A set of scripts and tools to train a classifier for pre-miRNA Recognition
1 stars 0 forks source link

Feature calculation: RNAfold output #14

Closed Finesim97 closed 5 years ago

Finesim97 commented 5 years ago

Program call, R/Python script The rnafold program from the viennarna package produces the secondary structure of a given RNA sequence with the minimum free energy. RNAfold Help The program can be installed using conda, we already have an env file for it. When called with an input file (-i), it prints the sequence comment, the sequence, the bracket notation and the minimum free energy: RNAfold -i rna.fst

>Test123 457Test healp
GGGCUAUUAGCUCAGUUGGUUAGAGCGCACCCCUGAUAAGGGUGAGGUCGCUGAUUCGAAUUCAGCAUAGCCCA
(((((((..(((.((((.(....(((((.(((((....)))).)..).))))....).)))).)))))))))). (-29.90)
>fefefe wefwe ffff
GCUGAUUCGAAUUCAGCAGCCCAAAAAAAAAAAAAAAAAAAAAAA
(((((.......)))))............................ ( -6.90)
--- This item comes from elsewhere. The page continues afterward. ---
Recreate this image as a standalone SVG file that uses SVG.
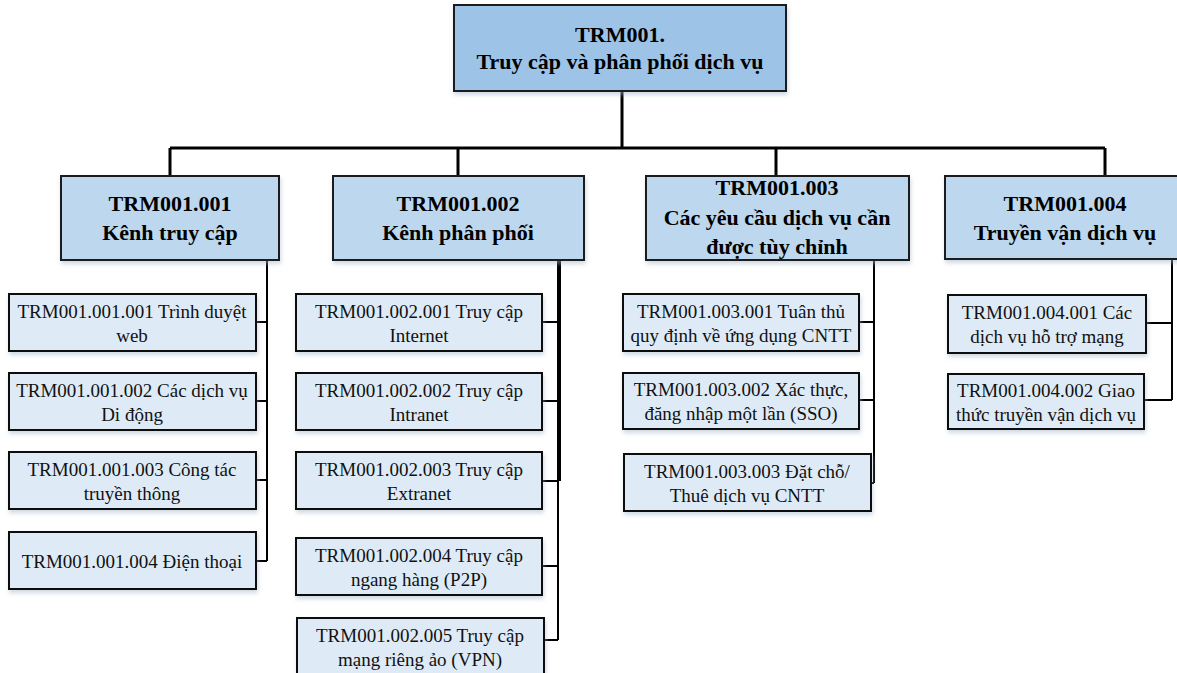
<svg xmlns="http://www.w3.org/2000/svg" width="1177" height="673" viewBox="0 0 1177 673">
<defs>
<filter id="sh" x="-5%" y="-5%" width="115%" height="125%">
<feDropShadow dx="1" dy="3" stdDeviation="2" flood-color="#9fb3c8" flood-opacity="0.5"/>
</filter>
</defs>
<style>
.root{fill:#9DC3E6;stroke:#1e1e1e;stroke-width:2;filter:url(#sh)}
.l1{fill:#BDD7EE;stroke:#1e1e1e;stroke-width:2;filter:url(#sh)}
.leaf{fill:#DEEBF7;stroke:#111;stroke-width:2;filter:url(#sh)}
text{font-family:'Liberation Serif','Times New Roman',Tinos,'DejaVu Serif',serif}
.tb{font-weight:bold;font-size:22px;fill:#000;text-anchor:middle}
.t{font-size:19px;fill:#111;text-anchor:middle}
.c{stroke:#000;stroke-width:2;fill:none}
.c3{stroke:#000;stroke-width:3;fill:none}
</style>
<rect width="1177" height="673" fill="#fff"/>
<g id="connectors">
<path class="c3" d="M622 91V148M170 148H1105M170 148V176M458 148V176M776 148V176M1105 148V176"/>
<path class="c" d="M267 260V561M256 322H267M256 401H267M256 480H267M256 561H267"/>
<path d="M559 260V481" stroke="#000" stroke-width="4" fill="none"/>
<path class="c" d="M558 481V640M542 322H559M542 401H559M542 481H559M542 566H558M544 640H558"/>
<path class="c" d="M874 260V483M859 322H874M859 400H874M871 483H874"/>
<path class="c" d="M1172 259V400M1146 323H1172M1144 400H1172"/>
</g>
<g id="root">
<rect class="root" x="454" y="5" width="332" height="86"/>
<text class="tb" x="620" y="42" font-family="Liberation Serif, serif">TRM001.</text>
<text class="tb" x="620" y="69" font-family="Liberation Serif, serif">Truy cập và phân phối dịch vụ</text>
</g>
<g id="n001">
<rect class="l1" x="61" y="176" width="218" height="84"/>
<text class="tb" x="170" y="211">TRM001.001</text>
<text class="tb" x="170" y="240">Kênh truy cập</text>
</g>
<g id="n002">
<rect class="l1" x="333" y="176" width="251" height="84"/>
<text class="tb" x="458" y="211">TRM001.002</text>
<text class="tb" x="458" y="240">Kênh phân phối</text>
</g>
<g id="n003">
<rect class="l1" x="646" y="176" width="263" height="84"/>
<text class="tb" x="777" y="195">TRM001.003</text>
<text class="tb" x="777" y="225">Các yêu cầu dịch vụ cần</text>
<text class="tb" x="777" y="254">được tùy chỉnh</text>
</g>
<g id="n004">
<rect class="l1" x="945" y="176" width="240" height="83"/>
<text class="tb" x="1065" y="211">TRM001.004</text>
<text class="tb" x="1065" y="240">Truyền vận dịch vụ</text>
</g>
<g id="n001001">
<rect class="leaf" x="9" y="294" width="247" height="57"/>
<text class="t" x="132" y="318">TRM001.001.001 Trình duyệt</text>
<text class="t" x="132" y="342">web</text>
</g>
<g id="n001002">
<rect class="leaf" x="9" y="373" width="247" height="57"/>
<text class="t" x="132" y="397">TRM001.001.002 Các dịch vụ</text>
<text class="t" x="132" y="421">Di động</text>
</g>
<g id="n001003">
<rect class="leaf" x="9" y="452" width="247" height="57"/>
<text class="t" x="132" y="476">TRM001.001.003 Công tác</text>
<text class="t" x="132" y="500">truyền thông</text>
</g>
<g id="n001004">
<rect class="leaf" x="9" y="532" width="247" height="57"/>
<text class="t" x="132" y="568">TRM001.001.004 Điện thoại</text>
</g>
<g id="n002001">
<rect class="leaf" x="296" y="294" width="246" height="57"/>
<text class="t" x="419" y="318">TRM001.002.001 Truy cập</text>
<text class="t" x="419" y="342">Internet</text>
</g>
<g id="n002002">
<rect class="leaf" x="296" y="373" width="246" height="57"/>
<text class="t" x="419" y="397">TRM001.002.002 Truy cập</text>
<text class="t" x="419" y="421">Intranet</text>
</g>
<g id="n002003">
<rect class="leaf" x="296" y="452" width="246" height="57"/>
<text class="t" x="419" y="476">TRM001.002.003 Truy cập</text>
<text class="t" x="419" y="500">Extranet</text>
</g>
<g id="n002004">
<rect class="leaf" x="296" y="538" width="246" height="57"/>
<text class="t" x="419" y="562">TRM001.002.004 Truy cập</text>
<text class="t" x="419" y="586">ngang hàng (P2P)</text>
</g>
<g id="n002005">
<rect class="leaf" x="297" y="618" width="247" height="58"/>
<text class="t" x="420" y="642">TRM001.002.005 Truy cập</text>
<text class="t" x="420" y="666">mạng riêng ảo (VPN)</text>
</g>
<g id="n003001">
<rect class="leaf" x="623" y="294" width="236" height="57"/>
<text class="t" x="741" y="318">TRM001.003.001 Tuân thủ</text>
<text class="t" x="741" y="342">quy định về ứng dụng CNTT</text>
</g>
<g id="n003002">
<rect class="leaf" x="623" y="373" width="236" height="56"/>
<text class="t" x="741" y="396">TRM001.003.002 Xác thực,</text>
<text class="t" x="741" y="420">đăng nhập một lần (SSO)</text>
</g>
<g id="n003003">
<rect class="leaf" x="624" y="454" width="247" height="57"/>
<text class="t" x="747" y="478">TRM001.003.003 Đặt chỗ/</text>
<text class="t" x="747" y="502">Thuê dịch vụ CNTT</text>
</g>
<g id="n004001">
<rect class="leaf" x="948" y="295" width="198" height="58"/>
<text class="t" x="1047" y="319">TRM001.004.001 Các</text>
<text class="t" x="1047" y="343">dịch vụ hỗ trợ mạng</text>
</g>
<g id="n004002">
<rect class="leaf" x="948" y="374" width="196" height="55"/>
<text class="t" x="1046" y="397">TRM001.004.002 Giao</text>
<text class="t" x="1046" y="421">thức truyền vận dịch vụ</text>
</g>
</svg>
A PostScript drawing of the structure of the given sequence is stored in the working directory, which has the string until the first whitespace of the comment as the filename + .ps. (Disable: −−noPS)
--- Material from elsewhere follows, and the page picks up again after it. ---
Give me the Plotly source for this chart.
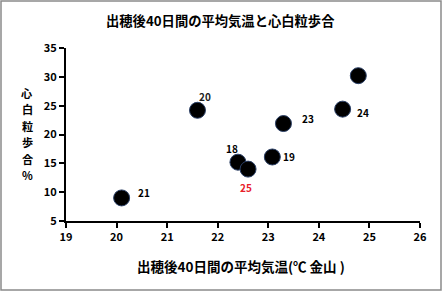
import plotly.graph_objects as go

temps = [20.1, 21.6, 22.4, 22.6, 23.08, 23.3, 24.47, 24.78]
rates = [9.0, 24.2, 15.2, 14.0, 16.1, 21.9, 24.4, 30.2]
years = ["21", "20", "18", "25", "19", "23", "24", ""]
label_colors = ["#000", "#222", "#000", "#e8202a", "#000", "#000", "#000", "#000"]
label_shift = [(22, 5), (8, 14), (-6, 14), (-2, -18), (17, 0), (25, 5), (20, -3), (0, 0)]

title = "出穂後40日間の平均気温と心白粒歩合"
xtitle = "出穂後40日間の平均気温(℃ 金山 )"
ytitle = "心白粒歩合%"

FONT = "Noto Sans CJK JP"
L, T, W, H = 66, 48, 354, 173

def px(x):
    return (x - L) / W

def py(y):
    return (T + H - y) / H

fig = go.Figure()
fig.add_trace(go.Scatter(
    x=temps, y=rates, mode="markers",
    marker=dict(size=16, color="#000000", line=dict(color="#2a3f66", width=1)),
    showlegend=False, hoverinfo="skip"))

ann = []
for x, y, t, c, (dx, dy) in zip(temps, rates, years, label_colors, label_shift):
    if t:
        ann.append(dict(x=x, y=y, text="<b>%s</b>" % t, showarrow=False, xshift=dx, yshift=dy,
                        xanchor="center", yanchor="middle",
                        font=dict(size=10, color=c, family=FONT)))

for i, ch in enumerate(ytitle):
    ann.append(dict(xref="paper", yref="paper", x=px(27), y=py(93 + i * 16.4),
                    text="<b>%s</b>" % ch, showarrow=False, borderpad=0,
                    xanchor="center", yanchor="middle",
                    font=dict(size=11.2, color="#000", family=FONT)))
ann.append(dict(xref="paper", yref="paper", x=px(241), y=py(266),
                text="<b>%s</b>" % xtitle, showarrow=False,
                xanchor="center", yanchor="middle",
                font=dict(size=13.5, color="#000", family=FONT)))
ann.append(dict(xref="paper", yref="paper", x=px(220), y=py(20),
                text="<b>%s</b>" % title, showarrow=False,
                xanchor="center", yanchor="middle",
                font=dict(size=13.3, color="#000", family=FONT)))

fig.update_layout(
    width=442, height=291,
    margin=dict(l=L, r=442 - L - W, t=T, b=291 - T - H),
    paper_bgcolor="white", plot_bgcolor="white",
    annotations=ann,
    shapes=[dict(type="rect", xref="paper", yref="paper",
                 x0=px(1), x1=px(441), y0=py(290), y1=py(1),
                 line=dict(color="#8a8a8a", width=1.5))],
    xaxis=dict(range=[19, 26], dtick=1, showgrid=False, zeroline=False,
               showline=True, linecolor="black", linewidth=2,
               ticks="outside", ticklen=5, tickwidth=2, tickcolor="black",
               tickfont=dict(size=11, color="#000", family=FONT, weight="bold")),
    yaxis=dict(range=[5, 35], dtick=5, showgrid=False, zeroline=False,
               showline=True, linecolor="black", linewidth=2,
               ticks="outside", ticklen=5, tickwidth=2, tickcolor="black",
               tickfont=dict(size=11, color="#000", family=FONT, weight="bold")),
)

fig.write_html("out.html")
This output has to be parsed and put into a csv file:

"comment","secstructure","mfe"
"Test123 457Test healp","(((((((..(((.((((.(....(((((.(((((....)))).)..).))))....).)))).)))))))))).",-29.90
"fefefe wefwe ffff", "(((((.......)))))............................",-6.90
Finesim97 commented 5 years ago

948d569 Done.